• Set problem:
In the material below, list every line carrying the string "image".

(Records)

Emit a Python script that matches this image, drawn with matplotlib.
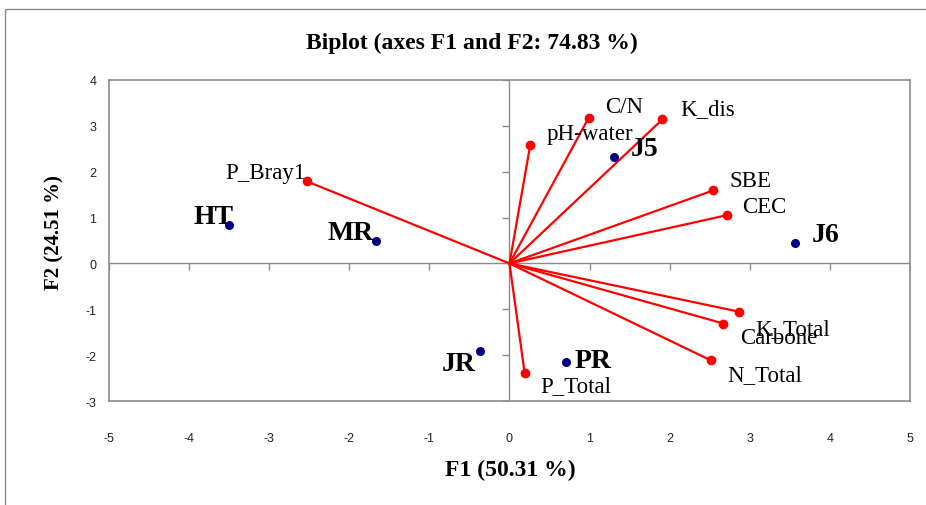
import matplotlib.pyplot as plt
from matplotlib.patches import Rectangle

# Variables (loadings) on F1 / F2
var_names = ['C/N', 'K_dis', 'pH-water', 'SBE', 'CEC', 'P_Bray1',
             'K_Total', 'Carbone', 'N_Total', 'P_Total']
var_f1 = [0.99, 1.91, 0.26, 2.54, 2.71, -2.53, 2.86, 2.67, 2.51, 0.19]
var_f2 = [3.18, 3.14, 2.59, 1.59, 1.05, 1.79, -1.05, -1.31, -2.11, -2.40]

# Observations (sites)
obs_names = ['J5', 'J6', 'HT', 'MR', 'JR', 'PR']
obs_f1 = [1.31, 3.57, -3.50, -1.67, -0.37, 0.71]
obs_f2 = [2.31, 0.44, 0.83, 0.48, -1.92, -2.14]

xticks = [-5, -4, -3, -2, -1, 0, 1, 2, 3, 4, 5]
yticks = [-3, -2, -1, 0, 1, 2, 3, 4]

# label offsets in points (dx, dy, ha)
var_off = {
    'C/N': (12, 8, 'left'),
    'K_dis': (13, 8, 'left'),
    'pH-water': (11.5, 8, 'left'),
    'SBE': (12, 7, 'left'),
    'CEC': (11.5, 6.5, 'left'),
    'P_Bray1': (-1, 6, 'right'),
    'K_Total': (12, -12, 'left'),
    'Carbone': (12, -10, 'left'),
    'N_Total': (12, -10, 'left'),
    'P_Total': (11.5, -9, 'left'),
}
obs_off = {
    'J5': (11.5, 6.5, 'left'),
    'J6': (12, 6, 'left'),
    'HT': (3.5, 6.5, 'right'),
    'MR': (-1.5, 6.5, 'right'),
    'JR': (-3, -9, 'right'),
    'PR': (6, 0.5, 'left'),
}

serif = ['Liberation Serif', 'DejaVu Serif']
sans = ['Liberation Sans Narrow', 'Liberation Sans', 'DejaVu Sans']

fig = plt.figure(figsize=(9.26, 5.06), dpi=100)
ax = fig.add_axes([0.1177, 0.2055, 0.8650, 0.6345])

# outer chart frame
fig.patches.append(Rectangle((5 / 926, -0.1), 1.0, 1.1 - 10 / 506,
                             transform=fig.transFigure, fill=False,
                             edgecolor='#8c8c8c', lw=1.0))

ax.set_xlim(-5, 5)
ax.set_ylim(-3, 4)
for s in ax.spines.values():
    s.set_color('#8c8c8c')
    s.set_linewidth(1.2)

ax.axhline(0, color='#8c8c8c', lw=1.0, zorder=1)
ax.axvline(0, color='#8c8c8c', lw=1.0, zorder=1)
# tick marks on the crossing axes
ax.plot(xticks, [0] * len(xticks), ls='none', marker=3, ms=5,
        mec='#8c8c8c', mew=1.0, zorder=1)
ax.plot([0] * len(yticks), yticks, ls='none', marker=0, ms=5,
        mec='#8c8c8c', mew=1.0, zorder=1)

ax.set_xticks(xticks)
ax.set_xticklabels([str(t) for t in xticks])
ax.set_yticks(yticks)
ax.set_yticklabels([str(t) for t in yticks])
ax.tick_params(axis='both', length=0, labelsize=9, colors='#222222')
ax.tick_params(axis='x', pad=22)
ax.tick_params(axis='y', pad=9)
for lab in ax.get_xticklabels() + ax.get_yticklabels():
    lab.set_family(sans)

# vectors
for name, x, y in zip(var_names, var_f1, var_f2):
    ax.plot([0, x], [0, y], color='red', lw=1.6, zorder=2)
    ax.plot(x, y, 'o', color='red', ms=6, zorder=3)
    dx, dy, ha = var_off[name]
    ax.annotate(name, (x, y), xytext=(dx, dy), textcoords='offset points',
                ha=ha, va='center', fontsize=16.5, family=serif,
                color='black')

# observations
ax.scatter(obs_f1, obs_f2, s=30, color='#000080', zorder=4)
for name, x, y in zip(obs_names, obs_f1, obs_f2):
    dx, dy, ha = obs_off[name]
    ax.annotate(name, (x, y), xytext=(dx, dy), textcoords='offset points',
                ha=ha, va='center', fontsize=20, fontweight='bold',
                family=serif, color='black')

fig.text(0.510, 0.915, 'Biplot (axes F1 and F2: 74.83 %)', ha='center',
         va='center', fontsize=17, fontweight='bold', family=serif)
fig.text(0.551, 0.071, 'F1 (50.31 %)', ha='center', va='center',
         fontsize=17, fontweight='bold', family=serif)
fig.text(0.059, 0.54, 'F2 (24.51 %)', ha='center', va='center',
         rotation=90, fontsize=15, fontweight='bold', family=serif)

fig.savefig('out.png', dpi=100)
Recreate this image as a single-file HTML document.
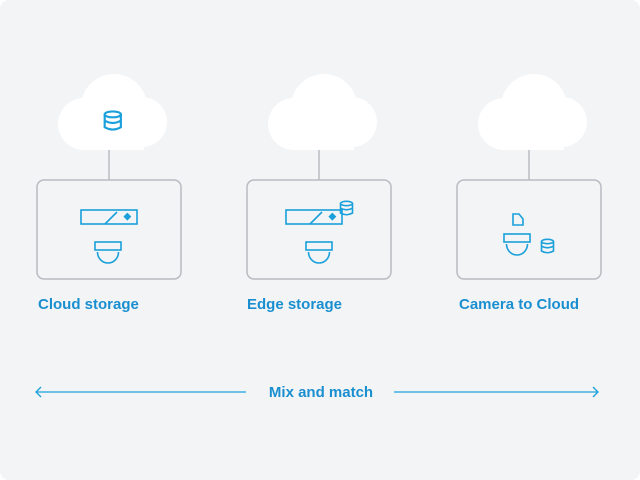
<!DOCTYPE html>
<html><head><style>
html,body{margin:0;padding:0;background:#fff;}
svg{display:block}
text{font-family:"Liberation Sans",sans-serif;font-weight:bold;fill:#1a8fd0;font-size:15px}
</style></head><body>
<svg width="640" height="480" viewBox="0 0 640 480">
<defs>
<g id="cloud">
<circle cx="114" cy="107" r="33" fill="#fff"/>
<circle cx="84" cy="124" r="26" fill="#fff"/>
<circle cx="142" cy="122" r="25" fill="#fff"/>
<rect x="82" y="115" width="62" height="35" rx="0" fill="#fff"/>
<line x1="109" y1="150" x2="109" y2="180" stroke="#b8bcc2" stroke-width="1.5"/>
<rect x="37" y="180" width="144" height="99" rx="7" fill="none" stroke="#b8bcc2" stroke-width="1.5"/>
</g>
<g id="db" fill="none" stroke="#1aa0db" stroke-width="1.6">
<ellipse cx="6.5" cy="2.5" rx="6" ry="2.2"/>
<path d="M0.5 2.5 V12 Q6.5 15.5 12.5 12 V2.5 M0.5 7.2 Q6.5 10.5 12.5 7.2"/>
</g>
<g id="bar" fill="none" stroke="#1aa0db" stroke-width="1.6">
<rect x="0" y="0" width="56" height="14"/>
<line x1="24" y1="14" x2="36" y2="2"/>
<rect x="44" y="4.5" width="4" height="4" transform="rotate(45 46 7)" fill="#1aa0db"/>
</g>
<g id="dome" fill="none" stroke="#1aa0db" stroke-width="1.6">
<rect x="0" y="0" width="26" height="8"/>
<path d="M2.5 10 A10.5 11 0 0 0 23.5 10"/>
</g>
</defs>
<rect x="0" y="0" width="640" height="480" rx="9" fill="#f3f4f6"/>
<use href="#cloud"/>
<use href="#cloud" transform="translate(210,0)"/>
<use href="#cloud" transform="translate(420,0)"/>
<use href="#db" transform="translate(104,111) scale(1.35)"/>
<use href="#bar" transform="translate(81,210)"/>
<use href="#dome" transform="translate(95,242)"/>
<use href="#bar" transform="translate(286,210)"/>
<use href="#db" transform="translate(340,201)"/>
<use href="#dome" transform="translate(306,242)"/>
<path d="M513 214 H519 L523 219 V225 H513 Z" fill="none" stroke="#1aa0db" stroke-width="1.6"/>
<use href="#dome" transform="translate(504,234)"/>
<use href="#db" transform="translate(541,239)"/>
<text x="38" y="309">Cloud storage</text>
<text x="247" y="309">Edge storage</text>
<text x="459" y="309">Camera to Cloud</text>
<text x="321" y="397" text-anchor="middle">Mix and match</text>
<g stroke="#1aa0db" stroke-width="1.3" fill="none">
<line x1="36" y1="392" x2="246" y2="392"/>
<line x1="394" y1="392" x2="598" y2="392"/>
<path d="M41 387 L36 392 L41 397"/>
<path d="M593 387 L598 392 L593 397"/>
</g>
</svg>
</body></html>
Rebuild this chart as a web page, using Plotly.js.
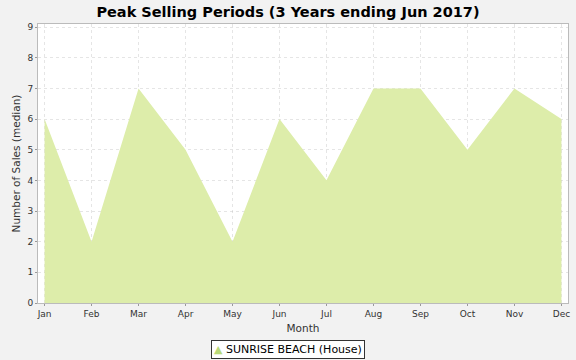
<!DOCTYPE html>
<html><head><meta charset="utf-8">
<script src="https://cdn.plot.ly/plotly-3.0.1.min.js"></script>
<style>html,body{margin:0;padding:0;background:#f2f2f2;}</style>
</head><body>
<div id="chart" style="width:576px;height:360px;"></div>
<script>
const months = ["Jan","Feb","Mar","Apr","May","Jun","Jul","Aug","Sep","Oct","Nov","Dec"];
const sales = [6,2,7,5,2,6,4,7,7,5,7,6];
const seriesName = "SUNRISE BEACH (House)";
const seriesColor = "rgb(221,237,170)";
const legendMarkColor = "rgb(184,217,120)";

const areaTrace = {
  x: months, y: sales, type: "scatter", mode: "lines",
  fill: "tozeroy", fillcolor: seriesColor,
  line: {width: 0, color: seriesColor},
  name: seriesName, showlegend: false, hoverinfo: "x+y"
};
const layout = {
  width: 576, height: 360,
  paper_bgcolor: "#f2f2f2", plot_bgcolor: "#ffffff",
  margin: {l: 38, r: 8, t: 24, b: 57},
  font: {family: "DejaVu Sans, sans-serif", color: "#333"},
  title: {text: "Peak Selling Periods (3 Years ending Jun 2017)", font: {size: 14.5, color: "#000", weight: "bold"}, x: 0.5, xanchor: "center", y: 0.981, yanchor: "top"},
  xaxis: {
    type: "category", range: [-0.14, 11.14],
    showgrid: true, gridcolor: "rgba(190,190,190,0.4)", griddash: "dot",
    showline: true, linecolor: "#bbbbbb", mirror: true, layer: "above traces",
    ticks: "outside", ticklen: 2, tickcolor: "#999",
    tickfont: {size: 9, color: "#333"},
    title: {text: "Month", font: {size: 10.5, color: "#333"}, standoff: 6},
    automargin: false
  },
  yaxis: {
    range: [0, 9.1], dtick: 1,
    showgrid: true, gridcolor: "rgba(190,190,190,0.4)", griddash: "dot",
    zeroline: false, layer: "above traces",
    showline: true, linecolor: "#bbbbbb", mirror: true,
    ticks: "outside", ticklen: 2, tickcolor: "#999",
    tickfont: {size: 9, color: "#333"},
    title: {text: "Number of Sales (median)", font: {size: 10.5, color: "#333"}, standoff: 4},
    automargin: false
  },
  showlegend: false,
  annotations: [{
    xref: "paper", yref: "paper", x: 0.4717, y: -0.165,
    xanchor: "center", yanchor: "middle", showarrow: false,
    text: '<span style="color:' + legendMarkColor + '">▲</span> ' + seriesName,
    font: {size: 11, color: "#000", family: "DejaVu Sans, sans-serif"},
    bgcolor: "#ffffff", bordercolor: "#333", borderwidth: 1, borderpad: 2
  }]
};
Plotly.newPlot("chart", [areaTrace], layout, {displayModeBar: false, staticPlot: true});
</script>
</body></html>
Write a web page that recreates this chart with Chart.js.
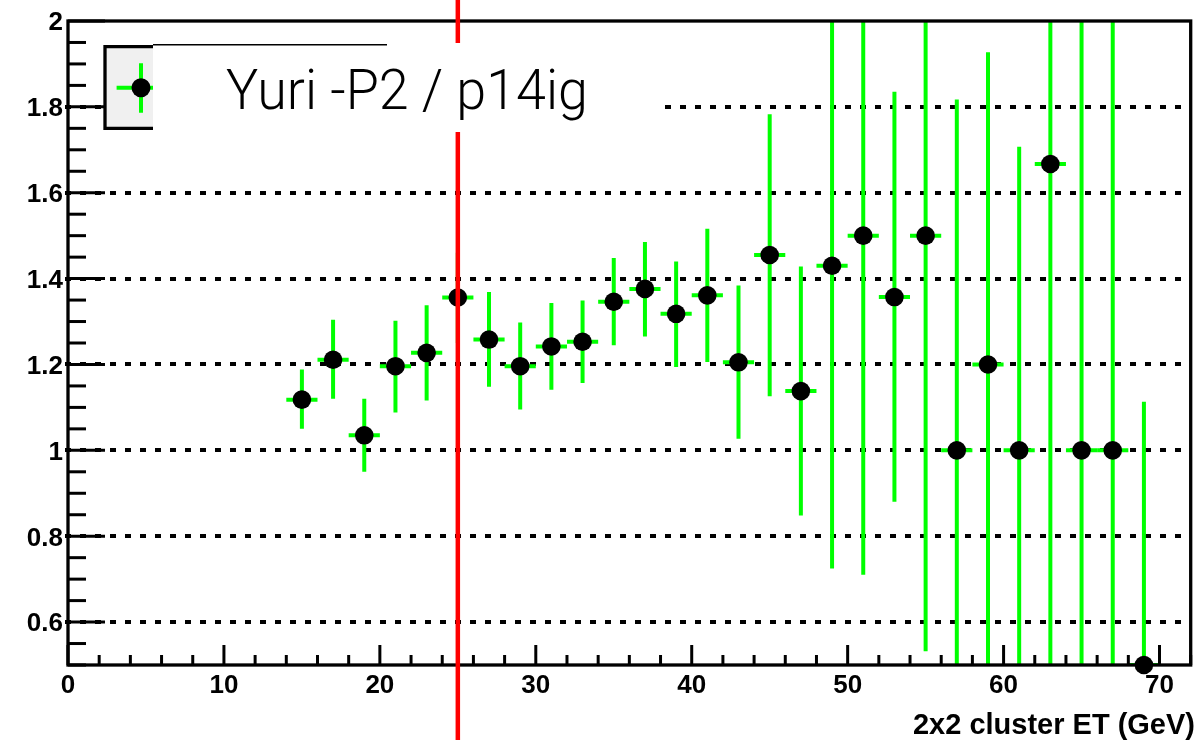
<!DOCTYPE html>
<html>
<head>
<meta charset="utf-8">
<script src="https://cdn.jsdelivr.net/npm/chart.js@4/dist/chart.umd.min.js"></script>
<style>
  html, body { margin: 0; padding: 0; background: #ffffff; }
  #wrap { width: 1200px; height: 740px; }
</style>
</head>
<body>
<div id="wrap"><canvas id="c" width="1200" height="740"></canvas></div>
<script>
// ---- data ----
const binCenters = [15, 17, 19, 21, 23, 25, 27, 29, 31, 33, 35, 37, 39, 41, 43, 45, 47, 49, 51, 53, 55, 57, 59, 61, 63, 65, 67, 69];
const ratioValues = [1.118, 1.211, 1.035, 1.196, 1.227, 1.356, 1.258, 1.196, 1.242, 1.253, 1.346, 1.376, 1.318, 1.361, 1.205, 1.455, 1.138, 1.430, 1.500, 1.357, 1.500, 1.000, 1.200, 1.000, 1.667, 1.000, 1.000, 0.500];
const errLow  = [1.050, 1.120, 0.950, 1.088, 1.116, 1.250, 1.148, 1.095, 1.141, 1.157, 1.245, 1.265, 1.194, 1.206, 1.027, 1.126, 0.848, 0.725, 0.710, 0.880, 0.532, 0.183, 0.473, 0.293, 0.330, -0.20, -0.20, -0.113];
const errHigh = [1.188, 1.304, 1.120, 1.302, 1.338, 1.460, 1.369, 1.298, 1.343, 1.349, 1.448, 1.485, 1.440, 1.516, 1.384, 1.783, 1.428, 2.140, 2.290, 1.835, 2.470, 1.817, 1.927, 1.707, 3.000, 2.200, 2.200, 1.113];
const binHalfWidth = 1;
const xTickValues = [0, 10, 20, 30, 40, 50, 60, 70];
const xTickLabels = ['0', '10', '20', '30', '40', '50', '60', '70'];
const yTickValues = [0.6, 0.8, 1.0, 1.2, 1.4, 1.6, 1.8, 2.0];
const yTickLabels = ['0.6', '0.8', '1', '1.2', '1.4', '1.6', '1.8', '2'];
const cutLineX = 25;
const xTitle = '2x2 cluster ET (GeV)';
const legendLabel = 'Yuri -P2 / p14ig';

const GREEN = '#00ff00';
const TICK_FONT = "bold 26px 'Liberation Sans', Arial, sans-serif";

const points = binCenters.map((x, i) => ({ x: x, y: ratioValues[i] }));

const rootStyle = {
  id: 'rootStyle',
  beforeDraw(chart) {
    const ctx = chart.ctx;
    ctx.save();
    ctx.fillStyle = '#ffffff';
    ctx.fillRect(0, 0, chart.width, chart.height);
    ctx.restore();
  },
  beforeDatasetsDraw(chart) {
    const ctx = chart.ctx, a = chart.chartArea;
    const xs = chart.scales.x, ys = chart.scales.y;
    ctx.save();
    // dotted horizontal grid
    ctx.strokeStyle = '#000000';
    ctx.lineWidth = 4;
    ctx.setLineDash([6, 9]);
    yTickValues.forEach(v => {
      if (v >= 2) return;
      const py = Math.round(ys.getPixelForValue(v));
      ctx.beginPath();
      ctx.moveTo(a.left - 3, py);
      ctx.lineTo(a.right, py);
      ctx.stroke();
    });
    ctx.setLineDash([]);
    // error bars (clipped to the frame)
    ctx.beginPath();
    ctx.rect(a.left, a.top, a.right - a.left, a.bottom - a.top);
    ctx.clip();
    ctx.strokeStyle = GREEN;
    ctx.lineWidth = 4;
    binCenters.forEach((x, i) => {
      const px = xs.getPixelForValue(x);
      const py = ys.getPixelForValue(ratioValues[i]);
      ctx.beginPath();
      ctx.moveTo(px, ys.getPixelForValue(errLow[i]));
      ctx.lineTo(px, ys.getPixelForValue(errHigh[i]));
      ctx.moveTo(xs.getPixelForValue(x - binHalfWidth), py);
      ctx.lineTo(xs.getPixelForValue(x + binHalfWidth), py);
      ctx.stroke();
    });
    ctx.restore();
  },
  afterDatasetsDraw(chart) {
    const ctx = chart.ctx, a = chart.chartArea;
    const xs = chart.scales.x, ys = chart.scales.y;
    ctx.save();
    // frame
    ctx.strokeStyle = '#000000';
    ctx.lineWidth = 3.3;
    ctx.strokeRect(a.left, a.top, a.right - a.left, a.bottom - a.top);
    // x ticks
    ctx.lineWidth = 3;
    for (let v = 0; v <= 72; v += 2) {
      const px = xs.getPixelForValue(v);
      const len = (v % 10 === 0) ? 20 : 10;
      ctx.beginPath();
      ctx.moveTo(px, a.bottom);
      ctx.lineTo(px, a.bottom - len);
      ctx.stroke();
    }
    // y ticks
    for (let k = 0; k <= 30; k++) {
      const v = 0.5 + k * 0.05;
      const py = ys.getPixelForValue(v);
      const major = (k % 4 === 2);
      ctx.beginPath();
      ctx.moveTo(a.left, py);
      ctx.lineTo(a.left + (major ? 37 : 18), py);
      ctx.stroke();
    }
    // labels
    ctx.fillStyle = '#000000';
    ctx.font = TICK_FONT;
    ctx.textBaseline = 'alphabetic';
    ctx.textAlign = 'center';
    xTickValues.forEach((v, i) => {
      ctx.fillText(xTickLabels[i], xs.getPixelForValue(v), 692.5);
    });
    ctx.textAlign = 'right';
    yTickValues.forEach((v, i) => {
      ctx.fillText(yTickLabels[i], a.left - 5, ys.getPixelForValue(v) + 9.3);
    });
    ctx.font = "bold 29px 'Liberation Sans', Arial, sans-serif";
    ctx.textAlign = 'right';
    ctx.fillText(xTitle, 1195, 733.5);
    // red cut line
    ctx.strokeStyle = '#ff0000';
    ctx.lineWidth = 4.5;
    const rx = xs.getPixelForValue(cutLineX);
    ctx.beginPath();
    ctx.moveTo(rx, 0);
    ctx.lineTo(rx, chart.height);
    ctx.stroke();
    // legend
    ctx.fillStyle = '#ffffff';
    ctx.fillRect(153, 43, 660 - 153, 132 - 43);
    ctx.fillStyle = '#f0f0f0';
    ctx.fillRect(105, 46.7, 48, 81.6);
    ctx.strokeStyle = GREEN;
    ctx.lineWidth = 4;
    ctx.beginPath();
    ctx.moveTo(116.6, 87.7); ctx.lineTo(153, 87.7);
    ctx.moveTo(141, 63.3); ctx.lineTo(141, 112.7);
    ctx.stroke();
    ctx.fillStyle = '#000000';
    ctx.beginPath();
    ctx.arc(141, 87.7, 9.5, 0, Math.PI * 2);
    ctx.fill();
    ctx.strokeStyle = '#000000';
    ctx.lineWidth = 3.3;
    ctx.beginPath();
    ctx.moveTo(153, 46.7); ctx.lineTo(105, 46.7); ctx.lineTo(105, 128.3); ctx.lineTo(153, 128.3);
    ctx.stroke();
    ctx.lineWidth = 1.5;
    ctx.beginPath();
    ctx.moveTo(153, 44.7); ctx.lineTo(387, 44.7);
    ctx.stroke();
    // legend text, fitted to the reference's width
    ctx.font = "300 55px Roboto, 'Open Sans', Lato, sans-serif";
    ctx.textAlign = 'left';
    ctx.textBaseline = 'alphabetic';
    const w = ctx.measureText(legendLabel).width;
    const sx = 362 / w;
    ctx.translate(226, 109.3);
    ctx.scale(sx, 1);
    ctx.fillText(legendLabel, 0, 0);
    ctx.restore();
  }
};

new Chart(document.getElementById('c'), {
  type: 'scatter',
  data: {
    datasets: [{
      label: legendLabel,
      data: points,
      pointRadius: 9.3,
      pointHoverRadius: 9.3,
      pointBackgroundColor: '#000000',
      pointBorderWidth: 0,
      showLine: false,
      clip: false
    }]
  },
  options: {
    responsive: false,
    animation: false,
    devicePixelRatio: 1,
    layout: { padding: { left: 68, top: 21, right: 4, bottom: 75 } },
    scales: {
      x: { type: 'linear', min: 0, max: 72, display: false },
      y: { type: 'linear', min: 0.5, max: 2, display: false }
    },
    plugins: { legend: { display: false }, tooltip: { enabled: false } },
    events: []
  },
  plugins: [rootStyle]
});
</script>
</body>
</html>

• Full answer:
Emit a Python script that matches this image, drawn with matplotlib.
Recreate this image as a single-file HTML document.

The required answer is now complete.